Colin Kaepernick. I’m sure you have heard his name in the news, on Twitter and on Facebook; he has been a pretty hot topic lately. But, if you have been living under a rock the past few weeks, he is the quarterback for the San Francisco 49ers who has come to be known as the guy who won’t stand for the national anthem; he prefers to take a knee while the anthem is played.
Starting back in elementary school, we have been told that we had to stand for the national anthem, and the Pledge of Allegiance, with our hands over our hearts. This country stands and sings this song proudly, but most do not ever acknowledge the third verse, which talks about killing slaves and putting them into graves.

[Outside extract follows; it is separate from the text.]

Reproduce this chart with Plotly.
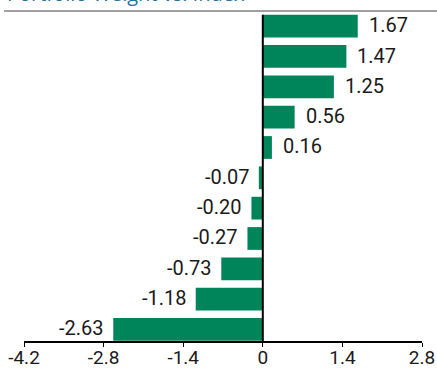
import plotly.graph_objects as go

# Active weight of each holding versus the index (percentage points)
categories = ["A", "B", "C", "D", "E", "F", "G", "H", "I", "J", "K"]
weights = [1.67, 1.47, 1.25, 0.56, 0.16, -0.07, -0.20, -0.27, -0.73, -1.18, -2.63]
tick_vals = [-4.2, -2.8, -1.4, 0, 1.4, 2.8]
tick_text = ["-4.2", "-2.8", "-1.4", "0", "1.4", "2.8"]

GREEN = "#00845a"
FONT = "Roboto"

# bottom-to-top order so the largest overweight sits at the top
ypos = list(range(len(categories) - 1, -1, -1))

fig = go.Figure()
fig.add_trace(go.Bar(
    x=weights,
    y=ypos,
    orientation="h",
    marker=dict(color=GREEN, line=dict(width=0)),
    width=0.75,
    hoverinfo="x",
))

# value labels beside each bar end
for v, y in zip(weights, ypos):
    fig.add_annotation(
        x=v, y=y, xref="x", yref="y",
        text=f"{v:.2f}",
        showarrow=False,
        xanchor="left" if v >= 0 else "right",
        xshift=9 if v >= 0 else -7,
        yshift=1,
        font=dict(family=FONT, size=20, color="#1a1a1a"),
    )

# zero line from the axis up to the top bar
fig.add_shape(type="line", xref="x", yref="y",
              x0=0, x1=0, y0=-0.4, y1=ypos[0] + 0.375,
              line=dict(color="black", width=2))

# header rule and title
fig.add_shape(type="line", xref="paper", yref="paper",
              x0=-0.05, x1=1.05, y0=1.0, y1=1.0,
              line=dict(color="#a0a0a0", width=2))
fig.add_annotation(
    xref="paper", yref="paper", x=-0.048, y=1.0, yshift=2,
    xanchor="left", yanchor="bottom",
    text="Portfolio Weight vs. Index", showarrow=False,
    font=dict(family="Open Sans", size=20, color="#1f74a6"),
)

fig.update_xaxes(
    range=[-4.2, 2.8],
    tickvals=tick_vals, ticktext=tick_text,
    showgrid=False, zeroline=False, automargin=False,
    showline=True, linecolor="black", linewidth=2,
    ticks="outside", ticklen=4, tickwidth=1, tickcolor="black",
    ticklabelstandoff=-6,
    tickfont=dict(family=FONT, size=19, color="#1a1a1a"),
)
fig.update_yaxes(
    range=[-0.38, 10.5], automargin=False,
    showgrid=False, zeroline=False, showline=False,
    showticklabels=False, ticks="",
)
fig.update_layout(
    width=437, height=369,
    margin=dict(l=24, r=15, t=11, b=28),
    paper_bgcolor="white", plot_bgcolor="white",
    showlegend=False,
    bargap=0.25,
)

fig.write_html("out.html")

In fact, it says, “And where is that band who so vauntingly swore, that the havoc of war and the battle’s confusion a home and a country should leave us no more? Their blood has wash’d out their foul footstep’s pollution. No refuge could save the hireling and slave from the terror of flight or the gloom of the grave, and the star-spangled banner in triumph doth wave. O’er the land of the free and the home of the brave”.

It shocks me that there are people out there who claim that he is being ‘disrespectful’ and that ‘if he doesn’t like this country, he should leave.’ It baffles me that when a man of his stature is protesting silently, it gets all of this media buzz and press, but when an unarmed black man is killed in cold blood, the police officer who pulled the trigger gets paid administrative leave and everyone is as quiet as a church mouse. When John Carlos and Tommie Smith rose their fists in the air at the 1968 Olympic games in solidarity of the civil rights movement, would that have been made a bigger deal in 2016? When 4 black college students in Greensboro, North Carolina were staging sit-ins and letting white people call them every derogatory name in the book on top of having food thrown at them and being spit on and beaten, would that have caused a media storm in 2016?
“I am not going to stand for a country that oppresses black people and people of color,” Kaepernick said, “there are bodies in the street and people are getting paid leave and getting away with murder.” Why stand up for a country that does not and has not stood up for you? My favorite thing about all of this is that he has not let the media, the hecklers, the people who are burning his jersey and putting it on the internet, silence him. That is why what he is doing is beautiful. He will not let others silence him, no matter how hard they might want to try to make him feel he is being disrespectful or being rude towards the people that have fought for this country when many soldiers had his back from day one.
What Kaepernick is doing is beautiful; he has started a movement. He is opening up people’s eyes. Other football players are kneeling and putting their fists in the air during the national anthem. What people thought was a phase or something temporary has become a movement. I completely stand behind what Colin Kaepernick is doing. I understand why he did it and is continuing to do it. I love that he is using his platform to speak out about what is going on in the black community.

Continue to kneel, continue to put your fist in the air. Don’t let them silence you.